Step 2: Polishing and Painting
For the actual restoring part you will need:
-Duct Tape(of corse)
- paper towel
- cotton cloth (old t-shirt)
- pocket knife
- small bucket o water
- brillo pad
- metal polish(kerosene works)
Gloves would be a good idea too.
Step 3: Paint the Body Prep
You will want to tape off everything that isn't being painted. i.e. the blades, power info, and the cord. The take a dry brillo pad and lightly scuff the entire surface for the paint to grab onto.
Step 4: Spray Away!
I only put two medium coats of spray paint on and it looked pretty good.
Step 5: Paint the Base Prep and Spray
This was a little more involved, because there was rust. I took off the rubber grommets first with the pocketknife. Then, I had to use the wire wheel on my bench grinder to get all the paint off of it. Then, I sprayed two heavy coats of metallic paint to cover up the little pits. It still looked good.
Step 6: Blade Polishing
For this I brushed the blades with a wet brillo pad, using the built in soap as lubricant to not scratch the surface so bad.
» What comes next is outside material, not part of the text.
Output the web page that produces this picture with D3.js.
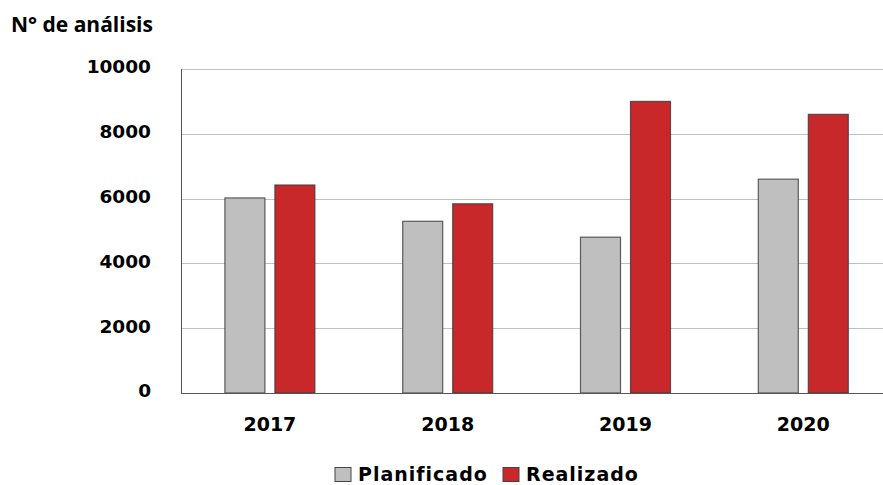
<!DOCTYPE html>
<html>
<head>
<meta charset="utf-8">
<script src="https://cdn.jsdelivr.net/npm/d3@7"></script>
<style>
  body { margin: 0; background: #fff; }
  svg { display: block; }
</style>
</head>
<body>
<div id="chart"></div>
<script>
// Chart data
const years = ["2017", "2018", "2019", "2020"];
const planificado = [6020, 5300, 4810, 6600];
const realizado = [6420, 5840, 9000, 8600];
const seriesNames = ["Planificado", "Realizado"];
const yTicks = [0, 2000, 4000, 6000, 8000, 10000];

const width = 883, height = 485;
const margin = { left: 181, top: 69, bottom: 92 };
const colors = ["#bfbfbf", "#c8282a"];
const labelFont = "'DejaVu Sans', Verdana, sans-serif";

const svg = d3.select("#chart")
    .append("svg")
    .attr("width", width)
    .attr("height", height);

// Scales
const x = d3.scaleBand()
    .domain(years)
    .range([margin.left, margin.left + 4 * 177.8]);

const y = d3.scaleLinear()
    .domain([0, 10000])
    .range([height - margin.bottom, margin.top]);

// Gridlines
svg.append("g")
    .selectAll("line")
    .data(yTicks.filter(d => d > 0))
    .enter()
    .append("line")
    .attr("x1", margin.left)
    .attr("x2", width)
    .attr("y1", d => Math.round(y(d)) + 0.5)
    .attr("y2", d => Math.round(y(d)) + 0.5)
    .attr("stroke", "#c0c0c0")
    .attr("stroke-width", 1);

// Y tick labels
svg.append("g")
    .selectAll("text")
    .data(yTicks)
    .enter()
    .append("text")
    .attr("x", 151)
    .attr("y", d => y(d) - 2)
    .attr("dy", "0.35em")
    .attr("text-anchor", "end")
    .style("font-family", labelFont)
    .style("font-weight", "bold")
    .style("font-size", "18.5px")
    .text(d => d);

// Bars
const barW = 40, gap = 10;
const groups = svg.append("g")
    .selectAll("g")
    .data(years.map((yr, i) => ({ yr, vals: [planificado[i], realizado[i]] })))
    .enter()
    .append("g");

groups.selectAll("rect")
    .data(d => d.vals.map((v, j) => ({ yr: d.yr, v, j })))
    .enter()
    .append("rect")
    .attr("x", d => x(d.yr) + x.bandwidth() / 2 + (d.j === 0 ? -(barW + gap / 2) : gap / 2))
    .attr("y", d => y(d.v))
    .attr("width", barW)
    .attr("height", d => y(0) - y(d.v))
    .attr("fill", d => colors[d.j])
    .attr("stroke", "#3a3a3a")
    .attr("stroke-opacity", 0.8)
    .attr("stroke-width", 1.2);

// Axis lines
svg.append("line")
    .attr("x1", margin.left + 0.5).attr("x2", margin.left + 0.5)
    .attr("y1", margin.top).attr("y2", y(0))
    .attr("stroke", "#555").attr("stroke-width", 1);
svg.append("line")
    .attr("x1", margin.left).attr("x2", width)
    .attr("y1", y(0) + 0.5).attr("y2", y(0) + 0.5)
    .attr("stroke", "#555").attr("stroke-width", 1.2);

// X labels
svg.append("g")
    .selectAll("text")
    .data(years)
    .enter()
    .append("text")
    .attr("x", d => x(d) + x.bandwidth() / 2)
    .attr("y", 431)
    .attr("text-anchor", "middle")
    .style("font-family", labelFont)
    .style("font-weight", "bold")
    .style("font-size", "19px")
    .text(d => d);

// Title
svg.append("text")
    .attr("x", 11)
    .attr("y", 32)
    .style("font-family", "'Open Sans', sans-serif")
    .style("font-weight", "bold")
    .style("font-size", "21px")
    .text("N° de análisis");

// Legend
const legend = svg.append("g");
const legendX = [335, 503];
seriesNames.forEach((name, i) => {
    legend.append("rect")
        .attr("x", legendX[i])
        .attr("y", 467.5)
        .attr("width", 16)
        .attr("height", 14)
        .attr("fill", colors[i])
        .attr("stroke", "#444")
        .attr("stroke-width", 1);
    legend.append("text")
        .attr("x", legendX[i] + 23)
        .attr("y", 481)
        .style("font-family", labelFont)
        .style("font-weight", "bold")
        .style("font-size", "19px")
        .style("letter-spacing", "1px")
        .text(name);
});
</script>
</body>
</html>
Then, I put the cotton wheel on the bench grinder and buffed out the blades. After, I took the metal polish and shined it to a mirror finish. There should be a grey liquidy substance on the metal after applying the metal polish remove that while wet with the cotton cloth.
Step 7: Done!
After assembling it all back together and plugging it into a power source, you're done.